There are new config options enabled in 4.0.4-2:
+CONFIG_THERMAL_HWMON=y
+CONFIG_HWMON=y
Using kernel 4.0.4-1, lmsensors show only CPU temperature, using 4.0.4-2, there's new section "acpitz-virtual-0, Adapter: Virtual device", which includes "temp3" that shuts down my machine.
I presume that's a kernel bug and I've reported it to the kernel bug tracker.
edit:
before I mark it "solved": which process is responsible for shutting computer down when temperature is to high? I'd like to disable that feature...
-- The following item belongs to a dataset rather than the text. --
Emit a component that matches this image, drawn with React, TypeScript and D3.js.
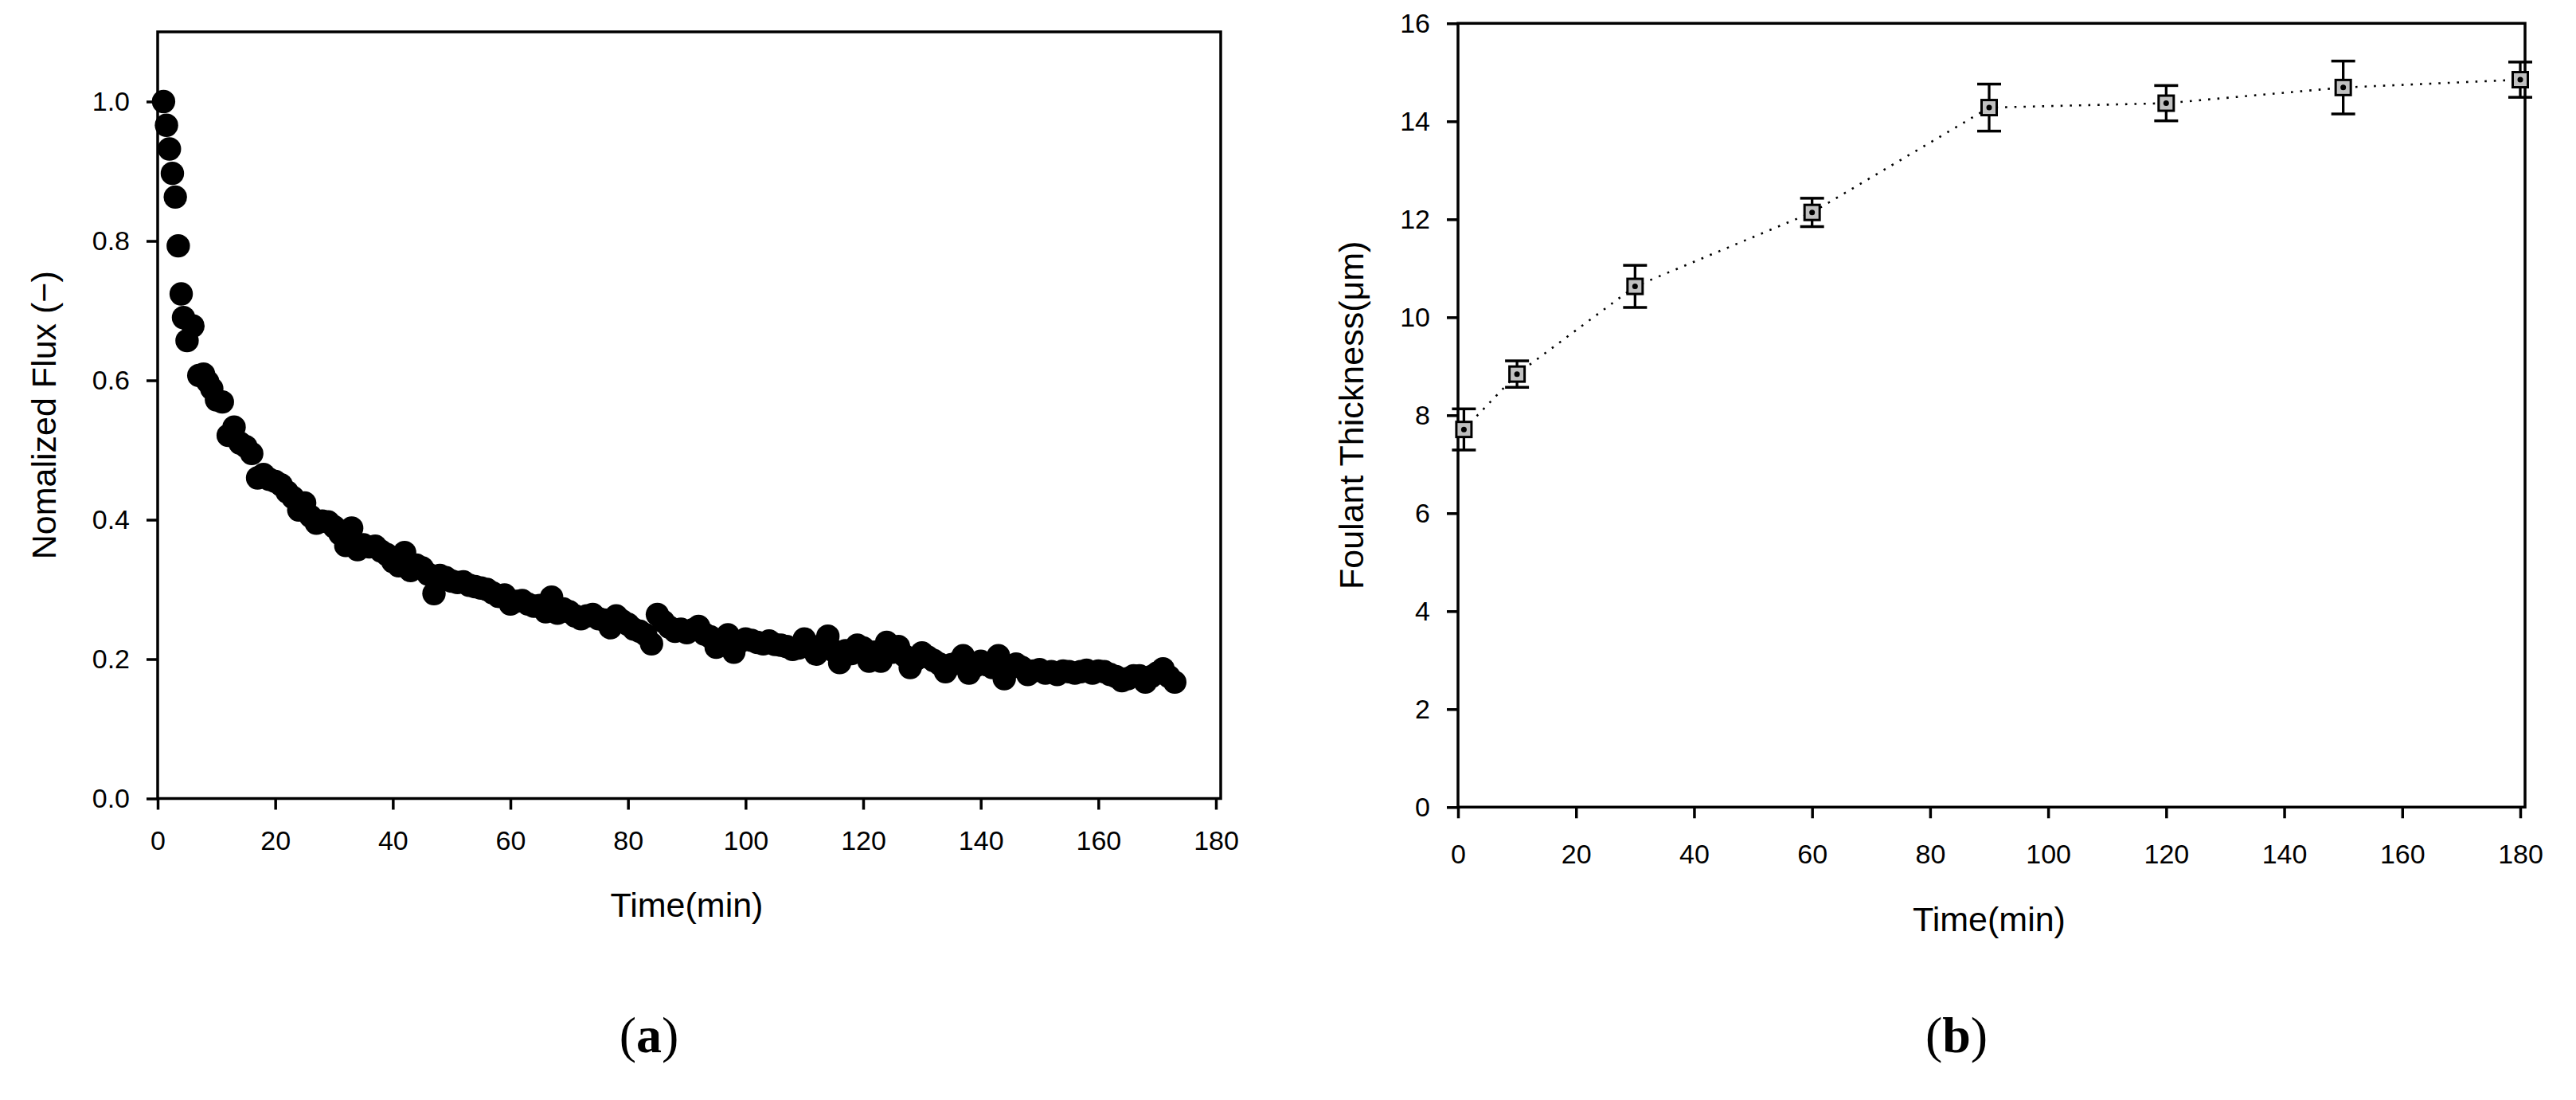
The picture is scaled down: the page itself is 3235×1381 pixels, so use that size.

Last edited by awes (2015-06-03 13:13:57)
Offline
be careful with this, you can burn your computer.
ezik
Offline
That shouldn't happen, CPU temps are fine and throttling is also working ok. I just want to disable automatic shutdown, at least to the moment that issue is fixed.
Offline
Turned out that Kernel downgrade didn't fix anything, shutdowns still occured.
Downgrade did only one thing: prevented lmsensors from seeing acpitz-virtual-0, but it didn't prevent kernel from using it.
I did solve it the proper way. Found in journal:
kernel: thermal thermal_zone2: critical temperature reached(113 C),shutting down
Which led me to: /sys/class/thermal/thermal_zone2/
(this is what lmsensors shows as "temp3", through /sys/class/hwmon/hwmon0/temp3_input)
SYSFS docs provided solution:
mode
One of the predefined values in [enabled, disabled].
This file gives information about the algorithm that is currently managing the thermal zone. It can be either default kernel based algorithm or user space application.
enabled = enable Kernel Thermal management.
disabled = Preventing kernel thermal zone driver actions upon
trip points so that user application can take full
charge of the thermal management.
The way to disable Kernel Thermal management for zone/sensor:
echo "disabled" > /sys/class/thermal/thermal_zone2/mode
Last edited by awes (2015-06-19 08:15:58)
Offline